Set down each line of the data below exactly as it stands, dropping the pictures.

*Data section*

----------

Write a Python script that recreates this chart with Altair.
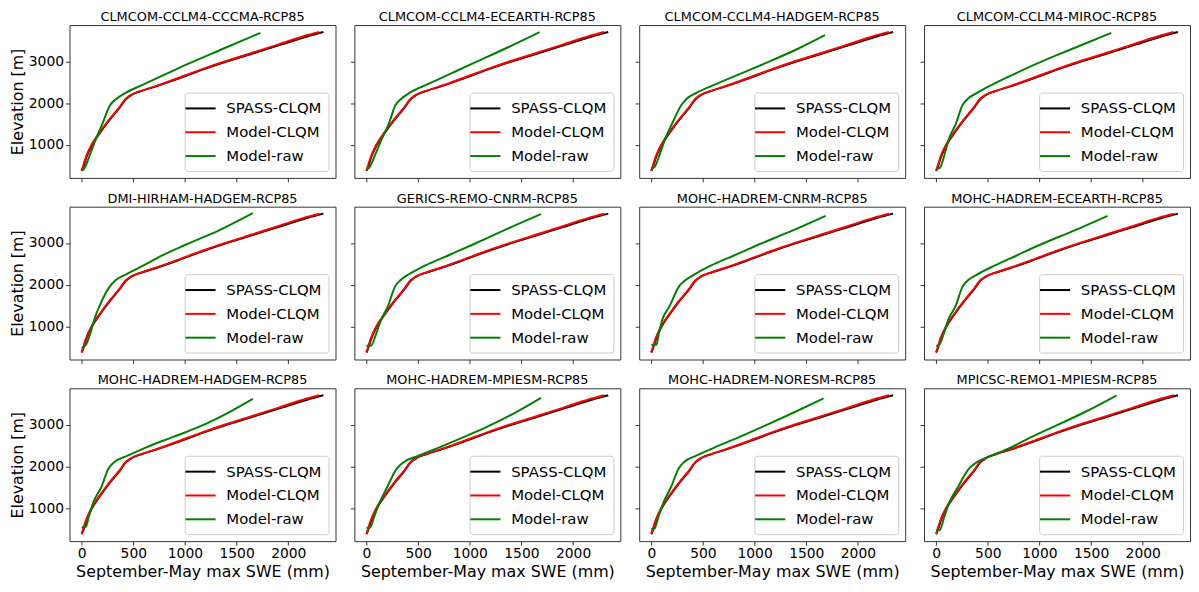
import altair as alt
import pandas as pd

PANELS = [
    "CLMCOM-CCLM4-CCCMA-RCP85", "CLMCOM-CCLM4-ECEARTH-RCP85",
    "CLMCOM-CCLM4-HADGEM-RCP85", "CLMCOM-CCLM4-MIROC-RCP85",
    "DMI-HIRHAM-HADGEM-RCP85", "GERICS-REMO-CNRM-RCP85",
    "MOHC-HADREM-CNRM-RCP85", "MOHC-HADREM-ECEARTH-RCP85",
    "MOHC-HADREM-HADGEM-RCP85", "MOHC-HADREM-MPIESM-RCP85",
    "MOHC-HADREM-NORESM-RCP85", "MPICSC-REMO1-MPIESM-RCP85",
]

SERIES = ["SPASS-CLQM", "Model-CLQM", "Model-raw"]
COLORS = ["#000000", "#ff0000", "#008000"]

# elevation bands (m) for the CLQM curves
ELEV = [380, 500, 700, 1000, 1300, 1600, 1900, 2100, 2200, 2300, 2400,
        2600, 2800, 3000, 3200, 3400, 3600, 3700]
SPASS_SWE = [0, 20, 45, 100, 180, 270, 370, 430, 485, 590, 720,
             950, 1170, 1410, 1670, 1930, 2190, 2340]
CLQM_SWE = [0, 15, 40, 95, 175, 265, 365, 425, 480, 585, 710,
            935, 1155, 1390, 1645, 1900, 2150, 2300]

# raw model curves, one per panel
RAW_ELEV = [
    [390, 420, 800, 1150, 1500, 1950, 2100, 2250, 2450, 2700, 2950, 3300, 3680],
    [422, 450, 800, 1150, 1500, 1950, 2100, 2250, 2450, 2700, 2950, 3300, 3700],
    [445, 470, 800, 1150, 1500, 1950, 2100, 2250, 2450, 2700, 2950, 3300, 3625],
    [422, 450, 800, 1150, 1500, 1950, 2100, 2250, 2450, 2700, 2950, 3300, 3680],
    [484, 560, 800, 1150, 1500, 1950, 2100, 2250, 2450, 2700, 2950, 3300, 3710],
    [540, 545, 800, 1150, 1500, 1950, 2100, 2250, 2450, 2700, 2950, 3300, 3688],
    [563, 565, 800, 1150, 1500, 1950, 2100, 2250, 2450, 2700, 2950, 3300, 3648],
    [539, 545, 800, 1150, 1500, 1950, 2100, 2250, 2450, 2700, 2950, 3300, 3648],
    [547, 550, 800, 1150, 1500, 1950, 2100, 2250, 2450, 2700, 2950, 3300, 3617],
    [531, 535, 800, 1150, 1500, 1950, 2100, 2250, 2450, 2700, 2950, 3300, 3640],
    [500, 505, 800, 1150, 1500, 1950, 2100, 2250, 2450, 2700, 2950, 3300, 3625],
    [469, 475, 800, 1150, 1500, 1950, 2100, 2250, 2450, 2700, 2950, 3300, 3695],
]
RAW_SWE = [
    [0, 20, 85, 140, 200, 275, 335, 430, 600, 820, 1040, 1370, 1730],
    [0, 25, 90, 150, 215, 280, 335, 420, 590, 810, 1030, 1340, 1676],
    [0, 30, 85, 135, 200, 290, 340, 440, 620, 860, 1100, 1420, 1682],
    [0, 35, 85, 125, 190, 255, 305, 400, 550, 760, 980, 1320, 1695],
    [0, 40, 80, 120, 175, 270, 325, 430, 590, 780, 1000, 1330, 1657],
    [0, 45, 90, 140, 210, 275, 325, 410, 560, 790, 1020, 1330, 1689],
    [0, 50, 70, 105, 180, 265, 325, 420, 570, 800, 1030, 1370, 1687],
    [0, 25, 70, 115, 190, 255, 305, 400, 560, 780, 1000, 1340, 1660],
    [0, 40, 70, 115, 190, 260, 315, 440, 620, 880, 1140, 1430, 1657],
    [0, 35, 75, 130, 200, 295, 360, 500, 700, 940, 1170, 1450, 1689],
    [0, 30, 70, 120, 190, 265, 315, 430, 610, 850, 1080, 1390, 1667],
    [0, 35, 80, 130, 210, 320, 395, 530, 720, 920, 1140, 1440, 1745],
]

X_TICKS = [0, 500, 1000, 1500, 2000]
Y_TICKS = [1000, 2000, 3000]
X_DOMAIN = [-117, 2457]
Y_DOMAIN = [212, 3867]

FONT = "DejaVu Sans"


def panel_df(i):
    rows = []
    for k, (e, s) in enumerate(zip(ELEV, SPASS_SWE)):
        rows.append({"series": SERIES[0], "elev": e, "swe": s, "ord": k})
    for k, (e, s) in enumerate(zip(ELEV, CLQM_SWE)):
        rows.append({"series": SERIES[1], "elev": e, "swe": s, "ord": k})
    for k, (e, s) in enumerate(zip(RAW_ELEV[i], RAW_SWE[i])):
        rows.append({"series": SERIES[2], "elev": e, "swe": s, "ord": k})
    return pd.DataFrame(rows)


legend = alt.Legend(
    title=None, orient="bottom-right", offset=7, padding=7,
    fillColor="white", strokeColor="#cccccc", cornerRadius=3,
    labelFontSize=15, labelFont=FONT, labelColor="#000000",
    symbolType="M-1.9,0H1.9", symbolSize=256, symbolStrokeWidth=2,
    labelOffset=17, rowPadding=7,
)


def make_panel(i, row, col):
    df = panel_df(i)
    bottom = row == 2
    left = col == 0
    x = alt.X(
        "swe:Q",
        scale=alt.Scale(domain=X_DOMAIN, nice=False, zero=False),
        axis=alt.Axis(values=X_TICKS, labels=bottom, grid=False, format="d"),
        title="September-May max SWE (mm)" if bottom else None,
    )
    y = alt.Y(
        "elev:Q",
        scale=alt.Scale(domain=Y_DOMAIN, nice=False, zero=False),
        axis=alt.Axis(values=Y_TICKS, labels=left, grid=False, format="d"),
        title="Elevation [m]" if left else None,
    )
    return (
        alt.Chart(df)
        .mark_line(strokeWidth=2, interpolate="monotone", clip=True)
        .encode(
            x=x,
            y=y,
            color=alt.Color("series:N",
                            scale=alt.Scale(domain=SERIES, range=COLORS),
                            legend=legend),
            order=alt.Order("ord:Q"),
        )
        .properties(
            width=268, height=154,
            title=alt.TitleParams(PANELS[i], fontSize=13, font=FONT,
                                  fontWeight="normal", color="#000000",
                                  offset=1, frame="group"),
        )
    )


rows = []
for r in range(3):
    panels = [make_panel(r * 4 + c, r, c) for c in range(4)]
    rows.append(alt.hconcat(*panels, spacing=13).resolve_legend(color="independent"))

chart = (
    alt.vconcat(*rows, spacing=9)
    .resolve_legend(color="independent")
    .properties(padding={"left": 0, "top": 0, "right": 0, "bottom": 0})
    .configure_view(stroke="#333333", strokeWidth=1)
    .configure_axis(
        domain=False, tickColor="#333333", tickSize=4, tickWidth=1,
        labelFont=FONT, labelFontSize=14, labelColor="#000000",
        labelPadding=2, titleFont=FONT, titleFontSize=16,
        titleFontWeight="normal", titleColor="#000000", titlePadding=3,
    )
)

chart.save("out.html", embed_options={"renderer": "svg", "actions": False})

----------

*Written response*
Write a Python script that recreates this chart with Altair.
import altair as alt
import pandas as pd

PANELS = [
    "CLMCOM-CCLM4-CCCMA-RCP85", "CLMCOM-CCLM4-ECEARTH-RCP85",
    "CLMCOM-CCLM4-HADGEM-RCP85", "CLMCOM-CCLM4-MIROC-RCP85",
    "DMI-HIRHAM-HADGEM-RCP85", "GERICS-REMO-CNRM-RCP85",
    "MOHC-HADREM-CNRM-RCP85", "MOHC-HADREM-ECEARTH-RCP85",
    "MOHC-HADREM-HADGEM-RCP85", "MOHC-HADREM-MPIESM-RCP85",
    "MOHC-HADREM-NORESM-RCP85", "MPICSC-REMO1-MPIESM-RCP85",
]

SERIES = ["SPASS-CLQM", "Model-CLQM", "Model-raw"]
COLORS = ["#000000", "#ff0000", "#008000"]

# elevation bands (m) for the CLQM curves
ELEV = [380, 500, 700, 1000, 1300, 1600, 1900, 2100, 2200, 2300, 2400,
        2600, 2800, 3000, 3200, 3400, 3600, 3700]
SPASS_SWE = [0, 20, 45, 100, 180, 270, 370, 430, 485, 590, 720,
             950, 1170, 1410, 1670, 1930, 2190, 2340]
CLQM_SWE = [0, 15, 40, 95, 175, 265, 365, 425, 480, 585, 710,
            935, 1155, 1390, 1645, 1900, 2150, 2300]

# raw model curves, one per panel
RAW_ELEV = [
    [390, 420, 800, 1150, 1500, 1950, 2100, 2250, 2450, 2700, 2950, 3300, 3680],
    [422, 450, 800, 1150, 1500, 1950, 2100, 2250, 2450, 2700, 2950, 3300, 3700],
    [445, 470, 800, 1150, 1500, 1950, 2100, 2250, 2450, 2700, 2950, 3300, 3625],
    [422, 450, 800, 1150, 1500, 1950, 2100, 2250, 2450, 2700, 2950, 3300, 3680],
    [484, 560, 800, 1150, 1500, 1950, 2100, 2250, 2450, 2700, 2950, 3300, 3710],
    [540, 545, 800, 1150, 1500, 1950, 2100, 2250, 2450, 2700, 2950, 3300, 3688],
    [563, 565, 800, 1150, 1500, 1950, 2100, 2250, 2450, 2700, 2950, 3300, 3648],
    [539, 545, 800, 1150, 1500, 1950, 2100, 2250, 2450, 2700, 2950, 3300, 3648],
    [547, 550, 800, 1150, 1500, 1950, 2100, 2250, 2450, 2700, 2950, 3300, 3617],
    [531, 535, 800, 1150, 1500, 1950, 2100, 2250, 2450, 2700, 2950, 3300, 3640],
    [500, 505, 800, 1150, 1500, 1950, 2100, 2250, 2450, 2700, 2950, 3300, 3625],
    [469, 475, 800, 1150, 1500, 1950, 2100, 2250, 2450, 2700, 2950, 3300, 3695],
]
RAW_SWE = [
    [0, 20, 85, 140, 200, 275, 335, 430, 600, 820, 1040, 1370, 1730],
    [0, 25, 90, 150, 215, 280, 335, 420, 590, 810, 1030, 1340, 1676],
    [0, 30, 85, 135, 200, 290, 340, 440, 620, 860, 1100, 1420, 1682],
    [0, 35, 85, 125, 190, 255, 305, 400, 550, 760, 980, 1320, 1695],
    [0, 40, 80, 120, 175, 270, 325, 430, 590, 780, 1000, 1330, 1657],
    [0, 45, 90, 140, 210, 275, 325, 410, 560, 790, 1020, 1330, 1689],
    [0, 50, 70, 105, 180, 265, 325, 420, 570, 800, 1030, 1370, 1687],
    [0, 25, 70, 115, 190, 255, 305, 400, 560, 780, 1000, 1340, 1660],
    [0, 40, 70, 115, 190, 260, 315, 440, 620, 880, 1140, 1430, 1657],
    [0, 35, 75, 130, 200, 295, 360, 500, 700, 940, 1170, 1450, 1689],
    [0, 30, 70, 120, 190, 265, 315, 430, 610, 850, 1080, 1390, 1667],
    [0, 35, 80, 130, 210, 320, 395, 530, 720, 920, 1140, 1440, 1745],
]

X_TICKS = [0, 500, 1000, 1500, 2000]
Y_TICKS = [1000, 2000, 3000]
X_DOMAIN = [-117, 2457]
Y_DOMAIN = [212, 3867]

FONT = "DejaVu Sans"


def panel_df(i):
    rows = []
    for k, (e, s) in enumerate(zip(ELEV, SPASS_SWE)):
        rows.append({"series": SERIES[0], "elev": e, "swe": s, "ord": k})
    for k, (e, s) in enumerate(zip(ELEV, CLQM_SWE)):
        rows.append({"series": SERIES[1], "elev": e, "swe": s, "ord": k})
    for k, (e, s) in enumerate(zip(RAW_ELEV[i], RAW_SWE[i])):
        rows.append({"series": SERIES[2], "elev": e, "swe": s, "ord": k})
    return pd.DataFrame(rows)


legend = alt.Legend(
    title=None, orient="bottom-right", offset=7, padding=7,
    fillColor="white", strokeColor="#cccccc", cornerRadius=3,
    labelFontSize=15, labelFont=FONT, labelColor="#000000",
    symbolType="M-1.9,0H1.9", symbolSize=256, symbolStrokeWidth=2,
    labelOffset=17, rowPadding=7,
)


def make_panel(i, row, col):
    df = panel_df(i)
    bottom = row == 2
    left = col == 0
    x = alt.X(
        "swe:Q",
        scale=alt.Scale(domain=X_DOMAIN, nice=False, zero=False),
        axis=alt.Axis(values=X_TICKS, labels=bottom, grid=False, format="d"),
        title="September-May max SWE (mm)" if bottom else None,
    )
    y = alt.Y(
        "elev:Q",
        scale=alt.Scale(domain=Y_DOMAIN, nice=False, zero=False),
        axis=alt.Axis(values=Y_TICKS, labels=left, grid=False, format="d"),
        title="Elevation [m]" if left else None,
    )
    return (
        alt.Chart(df)
        .mark_line(strokeWidth=2, interpolate="monotone", clip=True)
        .encode(
            x=x,
            y=y,
            color=alt.Color("series:N",
                            scale=alt.Scale(domain=SERIES, range=COLORS),
                            legend=legend),
            order=alt.Order("ord:Q"),
        )
        .properties(
            width=268, height=154,
            title=alt.TitleParams(PANELS[i], fontSize=13, font=FONT,
                                  fontWeight="normal", color="#000000",
                                  offset=1, frame="group"),
        )
    )


rows = []
for r in range(3):
    panels = [make_panel(r * 4 + c, r, c) for c in range(4)]
    rows.append(alt.hconcat(*panels, spacing=13).resolve_legend(color="independent"))

chart = (
    alt.vconcat(*rows, spacing=9)
    .resolve_legend(color="independent")
    .properties(padding={"left": 0, "top": 0, "right": 0, "bottom": 0})
    .configure_view(stroke="#333333", strokeWidth=1)
    .configure_axis(
        domain=False, tickColor="#333333", tickSize=4, tickWidth=1,
        labelFont=FONT, labelFontSize=14, labelColor="#000000",
        labelPadding=2, titleFont=FONT, titleFontSize=16,
        titleFontWeight="normal", titleColor="#000000", titlePadding=3,
    )
)

chart.save("out.html", embed_options={"renderer": "svg", "actions": False})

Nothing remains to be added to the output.